EU Clears Anheuser-Busch Takeover of Miller

     (CN) — The European Commission on Tuesday approved AB InBev’s takeover of SABMiller, but with one giant condition: the world’s top brewer must sell off nearly all Miller’s business in Europe.
     “Today’s decision will ensure that competition is not weakened in these markets and that EU consumers are not worse off,” competition commissioner Margrethe Vestager said in a statement. “Europeans buy around 125 billion euros of beer every year, so even a relatively small price increase could cause considerable harm to consumers. It was therefore very important to ensure that AB InBev’s takeover of SABMiller did not reduce competition on European beer markets.”
     The commission had initially balked at the former Anheuser-Busch’s bid to take over Miller — the world’s second largest brewer — but caved after the company offered to sell of nearly all of Miller’s business in the EU.
     Japanese brewing giant Asahi agreed to buy Miller’s Peroni, Grolsch and Meantime brands for nearly $3 billion last month, contingent on AB InBev completing the takeover.
     AB InBev’s brands include Budweiser, Corona and Stella Artois.
     The commission said that on a global scale, the merger will create a super-brewery that will sell twice as much beer and earn four times more profit than the Netherlands-based Heineken, currently the world’s third largest brewer. The merger will also dwarf the business done by fourth largest brewer Carlsberg.

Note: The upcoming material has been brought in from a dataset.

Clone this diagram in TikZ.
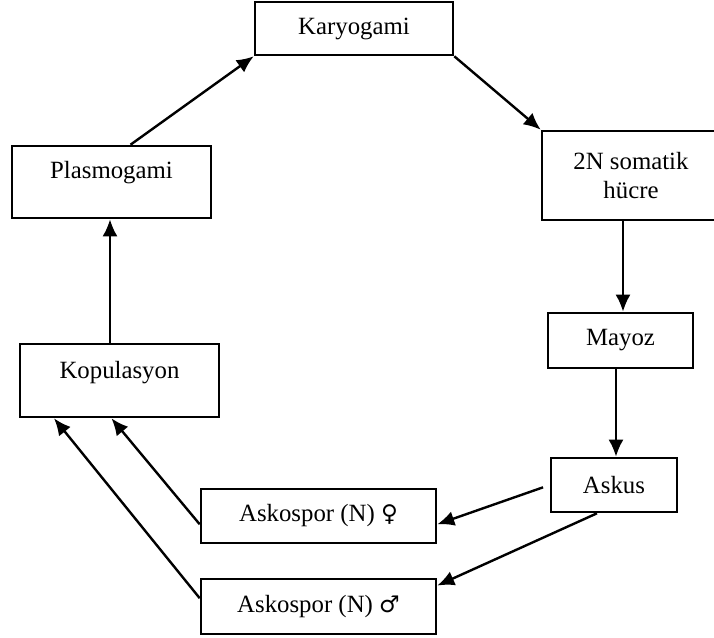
\documentclass[tikz,border=0pt]{standalone}
\usepackage{fontspec}
\setmainfont{Liberation Serif}
\newfontfamily\gendersym{DejaVu Sans}
\usetikzlibrary{arrows.meta,calc}

\tikzset{
  stage/.style={draw,line width=1.3pt,inner sep=2pt,align=center},
  flow/.style={line width=1.2pt,-{Latex[length=8.5pt,width=7.5pt]}}
}

\begin{document}
\begin{tikzpicture}[x=0.5pt,y=-0.5pt,font=\fontsize{12.4}{14.5}\selectfont]

\clip (0,0) rectangle (714,638);

% upper part of the cycle
\node[stage,minimum width=99pt,minimum height=26.5pt] (karyo) at (354,28.5) {Karyogami};
\node[stage,minimum width=99.5pt,minimum height=36pt,text depth=11.7pt] (plas) at (111.5,182) {Plasmogami};
\node[stage,minimum width=89pt,minimum height=44.5pt] (somatik) at (631,175.5) {2N somatik\\hücre};

% right side
\node[stage,minimum width=72.5pt,minimum height=27.5pt] (mayoz) at (620.5,340.5) {Mayoz};
\node[stage,minimum width=63pt,minimum height=27pt] (askus) at (614,485) {Askus};

% left side and spores
\node[stage,minimum width=99.5pt,minimum height=36.5pt,text depth=10.7pt] (kop) at (119.5,380.5) {Kopulasyon};
\node[stage,minimum width=117.5pt,minimum height=27pt] (fem) at (318.5,516) {Askospor (N) {\gendersym\fontsize{11.5}{14}\selectfont ♀}};
\node[stage,minimum width=117.5pt,minimum height=27.5pt] (male) at (318.5,606.5) {Askospor (N) {\gendersym\fontsize{11.5}{14}\selectfont ♂}};

\draw[flow] (plas.63) -- (karyo.south west);
\draw[flow] (karyo.south east) -- (somatik.north west);
\draw[flow] ($(somatik.south)+(-8,0)$) -- ($(mayoz.north)+(2.5,0)$);
\draw[flow] ($(mayoz.south)+(-4.5,0)$) -- ($(askus.north)+(2,0)$);
\draw[flow,shorten <=3.5pt] (askus.west) -- (fem.-4);
\draw[flow] (askus.239) -- (male.10);
\draw[flow] (fem.184) -- (kop.258);
\draw[flow] (male.176) -- (kop.210);
\draw[flow] ($(kop.north)+(-9.5,0)$) -- ($(plas.south)+(-1.5,0)$);

\end{tikzpicture}
\end{document}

     To address the commission’s additional concerns, AB InBev agreed to sell off Miller’s business in the Czech Republic, Hungary, Poland, Romania and Slovakia as well.
     “In view of the remedies proposed, the commission concluded that the proposed transaction, as modified, would no longer raise competition concerns. Indeed, following the transaction, the intensity of competition in the European beer markets will remain unchanged,” the commission said in a statement.